* Given information *
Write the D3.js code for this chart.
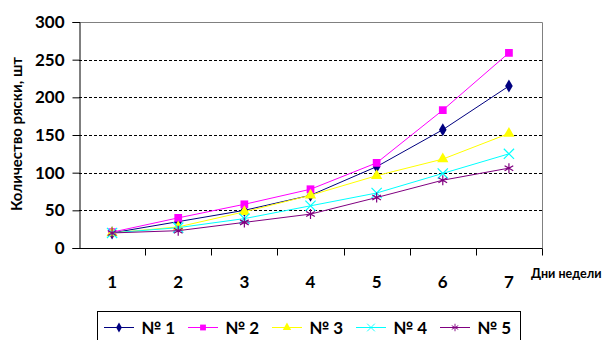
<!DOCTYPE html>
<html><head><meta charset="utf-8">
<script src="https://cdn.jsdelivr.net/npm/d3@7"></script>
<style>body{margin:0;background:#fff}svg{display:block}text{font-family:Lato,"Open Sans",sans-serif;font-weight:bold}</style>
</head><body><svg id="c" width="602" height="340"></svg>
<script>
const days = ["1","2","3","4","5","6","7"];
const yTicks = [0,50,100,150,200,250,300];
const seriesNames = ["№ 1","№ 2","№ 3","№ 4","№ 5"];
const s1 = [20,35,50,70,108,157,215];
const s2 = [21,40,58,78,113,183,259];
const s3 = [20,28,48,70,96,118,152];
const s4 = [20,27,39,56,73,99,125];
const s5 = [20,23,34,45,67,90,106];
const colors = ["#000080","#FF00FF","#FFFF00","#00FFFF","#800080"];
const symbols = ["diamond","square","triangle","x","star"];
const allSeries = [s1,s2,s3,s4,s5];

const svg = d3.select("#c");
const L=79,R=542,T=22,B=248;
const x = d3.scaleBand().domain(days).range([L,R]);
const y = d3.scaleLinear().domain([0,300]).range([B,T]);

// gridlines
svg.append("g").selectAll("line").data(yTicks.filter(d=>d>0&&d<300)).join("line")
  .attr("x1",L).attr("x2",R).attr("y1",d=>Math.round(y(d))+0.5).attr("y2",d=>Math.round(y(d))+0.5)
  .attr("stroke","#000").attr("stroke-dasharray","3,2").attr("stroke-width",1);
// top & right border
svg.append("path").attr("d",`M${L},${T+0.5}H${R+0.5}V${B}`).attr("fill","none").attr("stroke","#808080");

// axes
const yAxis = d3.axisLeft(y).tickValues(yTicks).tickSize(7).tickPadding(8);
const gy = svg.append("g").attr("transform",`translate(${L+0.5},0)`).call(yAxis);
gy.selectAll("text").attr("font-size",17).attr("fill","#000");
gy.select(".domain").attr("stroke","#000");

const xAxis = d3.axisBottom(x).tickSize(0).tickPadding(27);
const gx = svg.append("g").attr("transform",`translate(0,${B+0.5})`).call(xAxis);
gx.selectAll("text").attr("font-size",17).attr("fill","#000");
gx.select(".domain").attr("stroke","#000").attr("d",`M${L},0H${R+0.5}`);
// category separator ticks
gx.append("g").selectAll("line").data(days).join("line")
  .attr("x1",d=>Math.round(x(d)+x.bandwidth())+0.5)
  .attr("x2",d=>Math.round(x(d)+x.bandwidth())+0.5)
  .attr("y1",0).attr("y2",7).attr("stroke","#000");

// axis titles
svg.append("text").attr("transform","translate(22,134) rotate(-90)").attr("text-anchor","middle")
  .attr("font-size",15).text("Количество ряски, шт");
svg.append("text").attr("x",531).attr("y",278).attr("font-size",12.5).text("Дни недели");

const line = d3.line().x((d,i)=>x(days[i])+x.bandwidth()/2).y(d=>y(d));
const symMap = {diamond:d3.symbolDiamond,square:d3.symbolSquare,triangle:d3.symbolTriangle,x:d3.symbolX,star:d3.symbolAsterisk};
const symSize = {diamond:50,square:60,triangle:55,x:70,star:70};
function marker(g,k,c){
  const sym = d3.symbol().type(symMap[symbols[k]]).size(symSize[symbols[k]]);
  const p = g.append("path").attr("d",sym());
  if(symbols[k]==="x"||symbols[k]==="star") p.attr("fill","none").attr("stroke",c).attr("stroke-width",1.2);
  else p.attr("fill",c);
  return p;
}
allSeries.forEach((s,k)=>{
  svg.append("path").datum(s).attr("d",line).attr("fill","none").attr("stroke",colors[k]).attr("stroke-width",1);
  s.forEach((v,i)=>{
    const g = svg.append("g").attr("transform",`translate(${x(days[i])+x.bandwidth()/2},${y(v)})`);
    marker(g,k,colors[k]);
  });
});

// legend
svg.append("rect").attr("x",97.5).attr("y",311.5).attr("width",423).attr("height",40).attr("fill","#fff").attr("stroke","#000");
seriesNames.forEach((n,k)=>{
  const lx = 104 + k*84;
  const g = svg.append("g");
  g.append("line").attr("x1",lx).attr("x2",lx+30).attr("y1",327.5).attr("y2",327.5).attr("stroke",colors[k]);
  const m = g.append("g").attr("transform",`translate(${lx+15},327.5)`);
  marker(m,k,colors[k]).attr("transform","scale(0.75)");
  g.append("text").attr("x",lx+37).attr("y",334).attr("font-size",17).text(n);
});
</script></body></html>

* Written problem *
Return only the lines running from the top of the data to the line that holds "const allSeries = [s1,s2,s3,s4,s5];". Include both of those lines, but skip the pictures.

* Response *
Write the D3.js code for this chart.
<!DOCTYPE html>
<html><head><meta charset="utf-8">
<script src="https://cdn.jsdelivr.net/npm/d3@7"></script>
<style>body{margin:0;background:#fff}svg{display:block}text{font-family:Lato,"Open Sans",sans-serif;font-weight:bold}</style>
</head><body><svg id="c" width="602" height="340"></svg>
<script>
const days = ["1","2","3","4","5","6","7"];
const yTicks = [0,50,100,150,200,250,300];
const seriesNames = ["№ 1","№ 2","№ 3","№ 4","№ 5"];
const s1 = [20,35,50,70,108,157,215];
const s2 = [21,40,58,78,113,183,259];
const s3 = [20,28,48,70,96,118,152];
const s4 = [20,27,39,56,73,99,125];
const s5 = [20,23,34,45,67,90,106];
const colors = ["#000080","#FF00FF","#FFFF00","#00FFFF","#800080"];
const symbols = ["diamond","square","triangle","x","star"];
const allSeries = [s1,s2,s3,s4,s5];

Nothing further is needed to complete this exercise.